Essas alterações no Orçamento por meio dos parlamentares (membros do Poder Legislativo) sempre existiram e são chamadas de “emendas”, que podem ser individuais ou coletivas (de bancada ou de comissão). Elas servem para atender às reivindicações políticas de cada parlamentar de acordo com seus compromissos políticos para com seus eleitores. O Orçamento Secreto, porém, foi uma deturpação completa dessa prática prevista por lei.

A partir de 2020, segundo ano do governo Bolsonaro, surgiram as RP9, que são as chamadas “emendas de relator com orçamento próprio”. Neste novo acordo, os relatores das emendas têm suas propostas adicionadas ao Orçamento aprovados pelo Executivo sem questionamentos, em troca de apoio e aprovação dos projetos do Presidente.
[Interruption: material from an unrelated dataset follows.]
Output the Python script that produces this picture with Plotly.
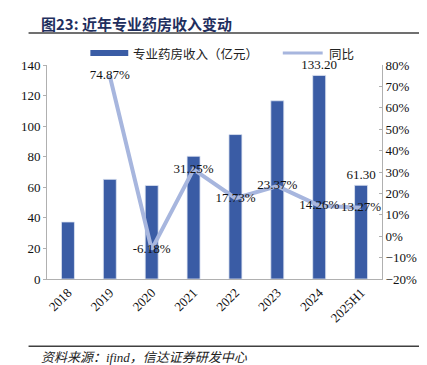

Para piorar, essas novas emendas não têm seus detalhes divulgados, ou seja, não existe transparência para onde e nem quanto dinheiro será direcionado. É um caminho livre para ilegalidades.

Este é o chamado “Orçamento Secreto”, que leva esse nome justamente pois as emendas de relator não têm qualquer tipo de prestação de contas – o dinheiro público é usado e nós, pagadores de impostos, jamais sabemos para que. Por muito menos as ruas já foram tomadas por protestos, mas a sagacidade do esquema é existir em meio a mecanismos legais e complexos, o que afasta o entendido popular da gravidade do tema.

O acordo é torpe – nessa espécie de troca de favores (cuja moeda de barganha é a da União), os deputados e senadores conseguem arbitrar sozinhos sobre o gasto de dinheiro público, abrindo uma enorme margem para atos corruptos, especialmente desvio de verba e compra de apoio político. E é o que tem acontecido no Brasil.

Os valores são assustadores. O montante que saiu dos cofres públicos entre 2020 e 2021 ultrapassa os R$ 36 bilhões. Para título de comparação, em 2021 o orçamento inteiro do Ministério da Ciência, Tecnologia e Inovação em 2021 foi de R$ 6,9 bilhões. No Mensalão – escândalo de corrupção ocorrido em 2005 – o montante foi de cerca de R$ 101 milhões. Para 2022, estima-se um gasto de quase R$ 17 bilhões em emendas do tipo RP9. De todo esse dinheiro, graças à falta de transparência, somente R$ 11 bilhões foram localizados pelo STF e por jornalistas, segundo o jornal O Globo. Todo o restante ainda é uma incógnita, e os parlamentares localizados não têm prestado contas à imprensa ou aos eleitores.

Além disso, e o que evidencia a parcialidade de todo o tema, as propostas aprovadas são somente do Centrão e dos aliados de Bolsonaro – segundo o Estadão, em 2020 a oposição ao governo recebeu somente 4% das emendas propostas, mesmo cada parlamentar (independentemente da posição) tendo direito à uma parte do valor da LOA.

Desde que surgiram as RP9s, diversos veículos de informação têm denunciado continuamente o uso de dinheiro público para os mais absurdos fins como a compra de tratores superfaturados em troca de apoio no Congresso e fraudes utilizando procedimentos do SUS como mais testes de HIV em uma cidade pequena do que em São Paulo e até mesmo verba para a retirada de 540 mil dentes em uma cidade com 39 mil habitantes.

Para além do dano material ao patrimônio brasileiro, há outra consequência grave: o aumento de tensão entre os poderes da República. O Supremo Tribunal Federal vem, continuamente, suspendendo os pagamentos para as emendas de relator, o que abre margem para que Bolsonaro, seus aliados e seguidores voltem a realizar ataques ao órgão a aos ministros.

Dessa forma, em português claro, o Orçamento Secreto foi uma forma que o atual governo e seus aliados políticos – justamente os que foram eleitos com discursos anticorrupção – encontraram de tornar legal movimentações de dinheiro que servem para fins ilegais, no meio dos tramites jurídicos envolvendo Executivo e Legislativo. Como consequência, ainda, colhem o caos político do qual alimentam suas campanhas e no qual a democracia brasileira rui. O Orçamento Secreto é, sem sombra de dúvidas, material e moralmente, o maior esquema de corrupção da história.